Had he been watching, Ned would’ve witnessed Midori pull out a large plug, with the attached black cat tail, from Kat’s ass. Midori then accessed a secret suit passage way and worked her tiny, unclenched fist into his wife’s pussy. Only half of Midori’s forearm was now visible. Kat again squeezed her arms around Ned’s back for support.

For the next several minutes, while both Ned and Murasaki watched in the mirror, Kat took a closed-fist fucking from the porcelain doll behind her.

When Kat finally screamed, “Oh my FUCKING Lord!” her grip weakened. Ned grabbed her hands and held them against his chest while she trembled like he’d never seen before. Ned also saw and felt for the first time, the gush of Kat’s warm fluid splash against both of his legs.

“Holy Hell!” a delirious Ned groaned as Lefty finally spit up all over Murasaki’s purple lips and patiently awaiting tongue. “I can’t believe we are doing this.”

VI

Once all the women finished with him, an exhausted Ned watched his wife do things, and have things done to her, he’d never imagined. After the hentai girls finally left, Kat removed her mask, and Ned and Jane now cuddled in bed while reveling in the stillness of their satisfaction.

Both Kat and Jane were relieved. Any anxiety they held before, was gone. Kat no longer had a secret and Jane got her life partner back. Ned had both personas to thank for his freedom.

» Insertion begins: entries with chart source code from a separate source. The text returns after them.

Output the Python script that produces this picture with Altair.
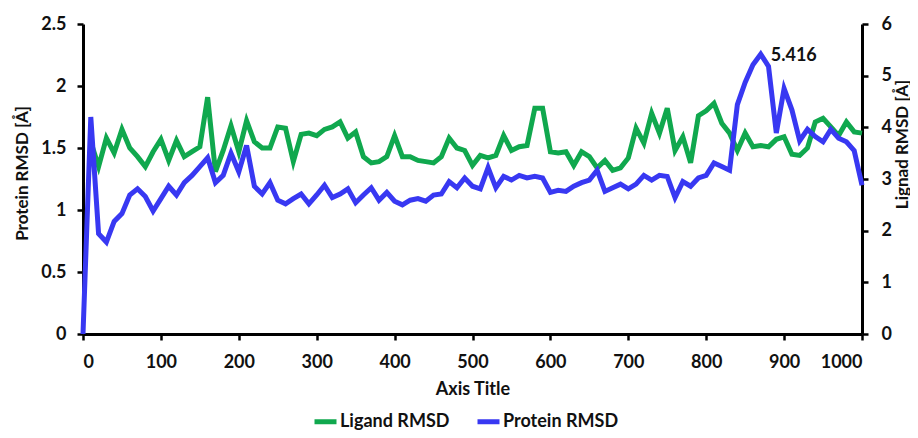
import altair as alt
import pandas as pd

# time axis (every 10 units)
time_all = list(range(0, 1001, 10))

# Protein RMSD (plotted on the right axis, 0-6)
protein_rmsd = [
    0.00, 4.20, 1.94, 1.78, 2.18, 2.33, 2.69, 2.81, 2.66, 2.38,
    2.62, 2.86, 2.69, 2.93, 3.07, 3.24, 3.41, 2.93, 3.07, 3.50,
    3.14, 3.65, 2.86, 2.71, 2.93, 2.59, 2.52, 2.62, 2.71, 2.52,
    2.69, 2.88, 2.64, 2.71, 2.81, 2.54, 2.69, 2.83, 2.59, 2.74,
    2.57, 2.50, 2.59, 2.62, 2.57, 2.69, 2.71, 2.95, 2.83, 3.02,
    2.86, 2.81, 3.22, 2.83, 3.05, 2.98, 3.07, 3.02, 3.05, 3.02,
    2.74, 2.78, 2.76, 2.86, 2.93, 2.98, 3.17, 2.76, 2.83, 2.90,
    2.81, 2.90, 3.07, 2.98, 3.07, 3.05, 2.64, 2.95, 2.86, 3.02,
    3.07, 3.31, 3.24, 3.17, 4.44, 4.87, 5.21, 5.416, 5.18, 3.89,
    4.75, 4.34, 3.74, 3.96, 3.82, 3.72, 3.96, 3.79, 3.72, 3.55,
    2.88,
]

# Ligand RMSD (plotted on the left axis, 0-2.5), starts at t=10
time_lig = list(range(10, 1001, 10))
ligand_rmsd = [
    1.55, 1.35, 1.58, 1.46, 1.65, 1.50, 1.43, 1.35, 1.47,
    1.57, 1.40, 1.56, 1.43, 1.47, 1.51, 1.91, 1.31, 1.48, 1.68,
    1.47, 1.72, 1.55, 1.50, 1.50, 1.67, 1.66, 1.39, 1.61, 1.62,
    1.60, 1.65, 1.67, 1.71, 1.58, 1.63, 1.43, 1.38, 1.39, 1.43,
    1.60, 1.43, 1.43, 1.40, 1.39, 1.38, 1.43, 1.58, 1.50, 1.48,
    1.36, 1.44, 1.42, 1.44, 1.60, 1.48, 1.51, 1.52, 1.82, 1.82,
    1.47, 1.46, 1.47, 1.36, 1.47, 1.43, 1.34, 1.40, 1.32, 1.34,
    1.42, 1.66, 1.54, 1.78, 1.62, 1.82, 1.48, 1.59, 1.38, 1.76,
    1.80, 1.86, 1.70, 1.62, 1.48, 1.62, 1.51, 1.52, 1.51, 1.57,
    1.59, 1.45, 1.44, 1.50, 1.71, 1.74, 1.67, 1.60, 1.71, 1.63,
    1.62,
]

series_names = ["Ligand RMSD", "Protein RMSD"]
series_colors = ["#10A84E", "#3838F2"]
peak_label = "5.416"

FONT = "Lato"

prot_df = pd.DataFrame({"t": time_all, "v": protein_rmsd, "s": series_names[1]})
lig_df = pd.DataFrame({"t": time_lig, "v": ligand_rmsd, "s": series_names[0]})
peak_df = prot_df[prot_df["v"] == max(protein_rmsd)].assign(lab=peak_label)

color = alt.Color(
    "s:N",
    scale=alt.Scale(domain=series_names, range=series_colors),
    legend=alt.Legend(
        title=None, orient="none", legendX=229, legendY=384,
        direction="horizontal", symbolType="stroke", symbolStrokeWidth=5,
        symbolSize=484, labelFont=FONT, labelFontSize=18, labelFontWeight="bold",
        labelColor="#111", labelOffset=1, columnPadding=17,
    ),
)

x_enc = alt.X(
    "t:Q",
    scale=alt.Scale(domain=[0, 1000], nice=False),
    axis=alt.Axis(values=list(range(0, 1001, 100)), format="d",
                  title="Axis Title", titlePadding=9, labelPadding=13,
                  titleFontSize=18),
)

left_axis = alt.Axis(values=[0, 0.5, 1, 1.5, 2, 2.5], format="~g",
                     title="Protein RMSD [Å]", titleAngle=270,
                     titleX=-61, titleY=149, titleAlign="center",
                     titleBaseline="middle", labelPadding=11)
right_axis = alt.Axis(values=[0, 1, 2, 3, 4, 5, 6], format="d", orient="right",
                      title="Lignad RMSD [Å]", titleAngle=270,
                      titleX=40, titleY=120, titleAlign="center",
                      titleBaseline="middle", labelPadding=13)

green = alt.Chart(lig_df).mark_line(strokeWidth=5, strokeJoin="miter").encode(
    x=x_enc,
    y=alt.Y("v:Q", scale=alt.Scale(domain=[0, 2.5], nice=False), axis=left_axis),
    color=color,
)

yr = alt.Y("v:Q", scale=alt.Scale(domain=[0, 6], nice=False), axis=right_axis)

blue_line = alt.Chart(prot_df).mark_line(strokeWidth=5, strokeJoin="miter").encode(
    x=x_enc, y=yr, color=color,
)
blue_text = alt.Chart(peak_df).mark_text(
    align="left", baseline="middle", dx=10, dy=2, font=FONT, fontSize=18,
    fontWeight="bold", color="#111",
).encode(x=x_enc, y=yr, text="lab:N")

blue = alt.layer(blue_line, blue_text)

chart = alt.layer(green, blue).resolve_scale(y="independent").properties(
    width=779, height=310,
    autosize=alt.AutoSizeParams(type="none"),
    padding={"left": 75, "top": 16, "right": 48, "bottom": 96},
).configure_view(stroke=None).configure_axis(
    grid=False, domainColor="#000", domainWidth=3, tickColor="#000",
    tickWidth=2.5, tickSize=6, labelFont=FONT, labelFontSize=18,
    labelFontWeight="bold", labelColor="#111",
    titleFont=FONT, titleFontSize=17, titleFontWeight="bold", titleColor="#111",
)

chart.save("out.html", embed_options={"renderer": "svg", "actions": False})
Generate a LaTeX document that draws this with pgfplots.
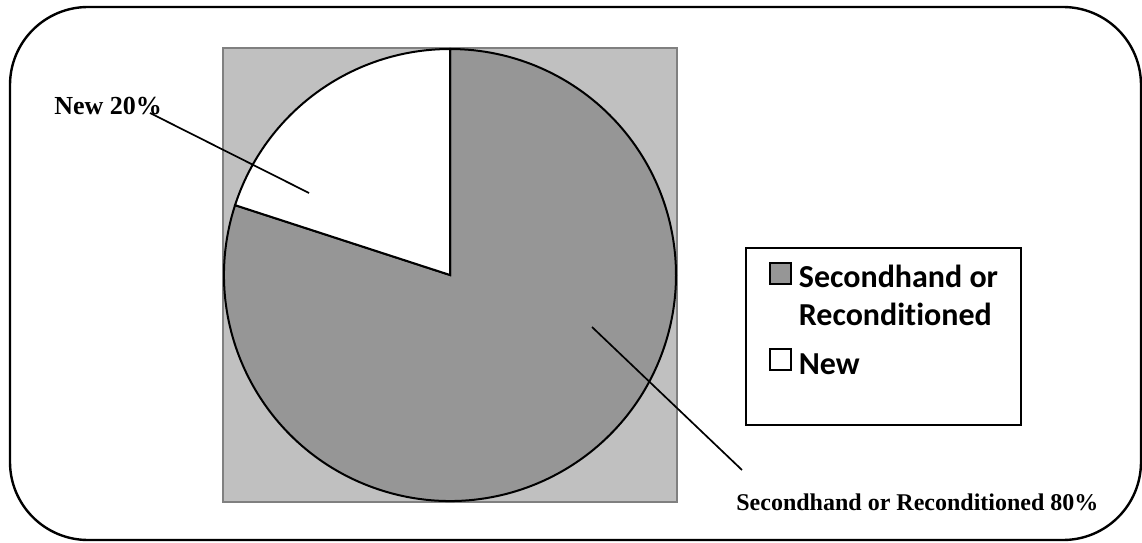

Ned no longer felt the same pressures. He better understood, and welcomed his new role. Jane advised that until she returned to work, or Ned found a better paying job that he liked, it was best that they controlled their spending. However, this was an investment in their marriage.

“How’s your butt?” Jane asked.

“It’ll be fine,” Ned laughed. “How’s yours?”

“It’ll be fine too,” Jane giggled.

“I can’t believe what we did in Walmart,” Ned said, shaking his head.

“I know, Baby,” Jane smiled.

“Will we see the fister sisters again?”

“You can count on it,” cooed a snuggling Jane. “You’ll meet others too. Some things have changed while you were away.”

Then across his legs, Ned felt a breeze from what he thought were the proverbial winds of change He then realized a toxic Hobbes had secretly joined them on the foot of their bed, and his guts had gone septic.

“Oh shit, that’s disgusting!” Jane exclaimed. “Get your damn dog out of here. Meet me back here when he’s done. I’ve got another surprise for you.”

Jane returned out-of-costume, but now wore the pink wig Ned learned that Momoiro wore when she played with others. Kat was exclusively for him. Momoiro straddled Ned, then handed him two large gift-wrapped boxes. As Ned tore off the paper, Momoiro gently rocked her hips, confirming that Lefty was down for the count.

As her very pleased partner marveled at his Deadpool costume, which included a mask, white contact lenses, back pack, and various prop weapons including dual katanas, Momoiro then shared some more good news.

After hearing it, Ned’s jaw dropped and he blankly stared at his wide-grinning, sexually-deviant wife. She held two spoons and a small container of some non-vanilla good stuff. The name tag on the blue vest draping her naked body read, Jane. Greeter-In-Training.